Message: psycopg2.errors.QueryCanceled: canceling statement due to statement timeout

Stack Trace:
  File "/usr/local/lib/python3.10/site-packages/sqlalchemy/engine/base.py", line 1967, in _exec_single_context
    self.dialect.do_execute(
  File "/usr/local/lib/python3.10/site-packages/sqlalchemy/engine/default.py", line 924, in do_execute
    cursor.execute(statement, parameters)

Message from the maintainers

Impacted by this issue? Give it a 👍! We factor engagement into prioritization.

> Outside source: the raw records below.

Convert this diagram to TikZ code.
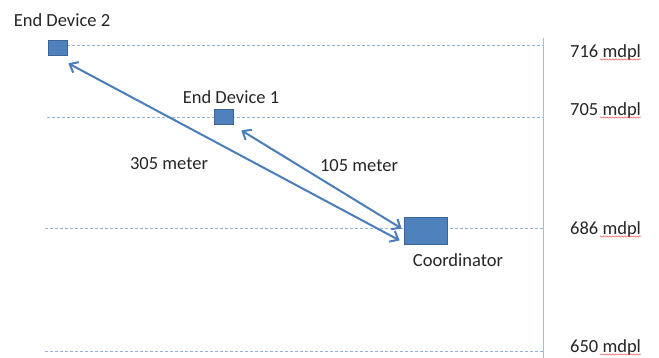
\documentclass[tikz,border=0pt]{standalone}
\usepackage{fontspec}
\setmainfont{Carlito}
\usetikzlibrary{arrows.meta,decorations.pathmorphing}
\definecolor{boxfill}{HTML}{4F81BD}
\definecolor{boxline}{HTML}{3A6596}
\definecolor{linkblue}{HTML}{4A7EBB}
\definecolor{levelline}{HTML}{95B3D7}
\definecolor{axisline}{HTML}{A4BEDC}
\definecolor{txt}{HTML}{262626}
\tikzset{
  device/.style={draw=boxline, fill=boxfill, line width=0.8pt, minimum width=19pt, minimum height=15pt, inner sep=0pt},
  label/.style={text=txt, font=\fontsize{18.5}{20}\selectfont, inner sep=0pt},
  level/.style={draw=levelline, dashed, dash pattern=on 3pt off 2pt, line width=0.7pt},
  link/.style={draw=linkblue, line width=2pt, {Straight Barb[length=7pt,width=12pt,line width=2pt]}-{Straight Barb[length=7pt,width=12pt,line width=2pt]}},
  spell/.style={draw=red!70, line width=0.5pt, decorate, decoration={snake, amplitude=0.6pt, segment length=3pt}}
}
\begin{document}
\begin{tikzpicture}[x=1pt,y=-1pt]
  \useasboundingbox[fill=white] (0,0) rectangle (659,358);

  % altitude levels
  \coordinate (l1w) at (67,45);   \coordinate (l1e) at (543,45);
  \coordinate (l2w) at (47,117);  \coordinate (l2e) at (543,117);
  \coordinate (l3w) at (45,228);  \coordinate (l3e) at (543,228);
  \coordinate (l4w) at (45,351);  \coordinate (l4e) at (543,351);
  \draw[level] (l1w) -- (l1e);
  \draw[level] (l2w) -- (l2e);
  \draw[level] (l3w) -- (l3e);
  \draw[level] (l4w) -- (l4e);

  % vertical scale
  \coordinate (axtop) at (543,38);
  \coordinate (axbot) at (543,358);
  \draw[axisline, line width=1pt] (axtop) -- (axbot);

  % level labels
  \foreach \v/\y in {716/53, 705/111, 686/230, 650/348}{
    \node[label, anchor=west] (lv\v) at (570,\y) {\v{} mdpl};
    \draw[spell] ([xshift=30pt,yshift=-1.5pt]lv\v.base west) -- ([yshift=-1.5pt]lv\v.base east);
  }

  % devices
  \node[device] (ed2) at (57.5,47.5) {};
  \node[device] (ed1) at (223.5,116.5) {};
  \node[device, minimum width=43pt, minimum height=27pt] (coord) at (425.5,230.5) {};

  \node[label] (ed2lbl) at (62,20) {End Device 2};
  \node[label] (ed1lbl) at (231,97) {End Device 1};
  \node[label] (coordlbl) at (458,260) {Coordinator};

  % links
  \draw[link] ([shift={(1,8)}]ed2.south east) -- ([shift={(-4,-4)}]coord.south west);
  \draw[link] ([shift={(8,6)}]ed1.south east) -- ([shift={(-2,-2)}]coord.west);

  \node[label] (d305) at (169,164) {305 meter};
  \node[label] (d105) at (359,166) {105 meter};
\end{tikzpicture}
\end{document}
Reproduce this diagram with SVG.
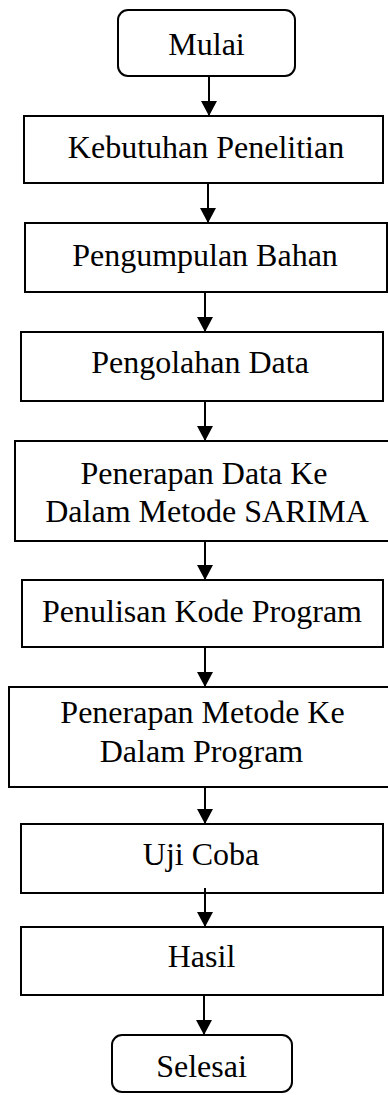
<svg xmlns="http://www.w3.org/2000/svg" width="388" height="1095" viewBox="0 0 388 1095">
<style>
.box{fill:#fff;stroke:#000;stroke-width:2}
.conn{stroke:#000;stroke-width:2;fill:none}
</style>
<defs>
<marker id="arr" viewBox="0 0 15 16" refX="15" refY="8" markerWidth="15" markerHeight="16" markerUnits="userSpaceOnUse" orient="auto">
<path d="M0,0 L15,8 L0,16 z" fill="#000"/>
</marker>
</defs>
<rect width="388" height="1095" fill="#fff"/>
<g font-family="Liberation Serif, Times New Roman, DejaVu Serif, serif" font-size="32" fill="#000" text-anchor="middle">
<g id="mulai"><rect class="box" x="118" y="10" width="177" height="66" rx="10"/><text x="206.5" y="55">Mulai</text></g>
<g id="kebutuhan"><rect class="box" x="24" y="116" width="359" height="67"/><text x="206" y="158">Kebutuhan Penelitian</text></g>
<g id="pengumpulan"><rect class="box" x="25" y="223" width="362" height="69"/><text x="205" y="266">Pengumpulan Bahan</text></g>
<g id="pengolahan"><rect class="box" x="21" y="332" width="362" height="69"/><text x="200" y="373">Pengolahan Data</text></g>
<g id="sarima"><rect class="box" x="15" y="441" width="380" height="100"/><text x="204" y="484">Penerapan Data Ke</text><text x="207" y="522">Dalam Metode SARIMA</text></g>
<g id="penulisan"><rect class="box" x="22" y="580" width="361" height="67"/><text x="202" y="622">Penulisan Kode Program</text></g>
<g id="penerapan"><rect class="box" x="9" y="687" width="386" height="100"/><text x="202.5" y="723">Penerapan Metode Ke</text><text x="201.5" y="762">Dalam Program</text></g>
<g id="ujicoba"><rect class="box" x="21" y="824" width="362" height="69"/><text x="201" y="865">Uji Coba</text></g>
<g id="hasil"><rect class="box" x="21" y="927" width="362" height="68"/><text x="201.5" y="967">Hasil</text></g>
<g id="selesai"><rect class="box" x="112" y="1035" width="180" height="57" rx="10"/><text x="201.5" y="1077">Selesai</text></g>
</g>
<g id="connectors">
<line class="conn" x1="209" y1="76" x2="209" y2="116" marker-end="url(#arr)"/>
<line class="conn" x1="208" y1="183" x2="208" y2="223" marker-end="url(#arr)"/>
<line class="conn" x1="205" y1="292" x2="205" y2="332" marker-end="url(#arr)"/>
<line class="conn" x1="205" y1="401" x2="205" y2="441" marker-end="url(#arr)"/>
<line class="conn" x1="205" y1="541" x2="205" y2="580" marker-end="url(#arr)"/>
<line class="conn" x1="205" y1="647" x2="205" y2="687" marker-end="url(#arr)"/>
<line class="conn" x1="205" y1="787" x2="205" y2="824" marker-end="url(#arr)"/>
<line class="conn" x1="205" y1="888" x2="205" y2="927" marker-end="url(#arr)"/>
<line class="conn" x1="204" y1="995" x2="204" y2="1035" marker-end="url(#arr)"/>
</g>
</svg>
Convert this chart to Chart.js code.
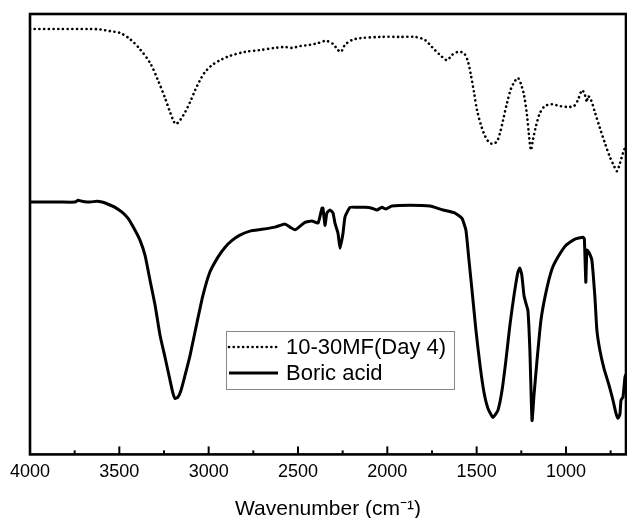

paralyzah commented 1 month ago

I'm almost sure the main reason of this behavior terribly poor performance of filtering runs by tags. Your repro above confirms it. https://github.com/dagster-io/dagster/blob/1.7.13/python_modules/dagster/dagster/_core/storage/runs/sql_run_storage.py#L344-L360

This is generic approach, for sure, but with current database design performance for this particular query will slow down as the number of runs/runs tags increases. I guess you faced this because your database accumulated a lot of runs and runs tags as well. We got the same behavior on 1.6.8 with MySQL for schedules/sensors pages. Currently we have around 100k runs and 700k runs tags.

FYI: relational databases always have an issues with multiple filtering conditions combined by OR clause.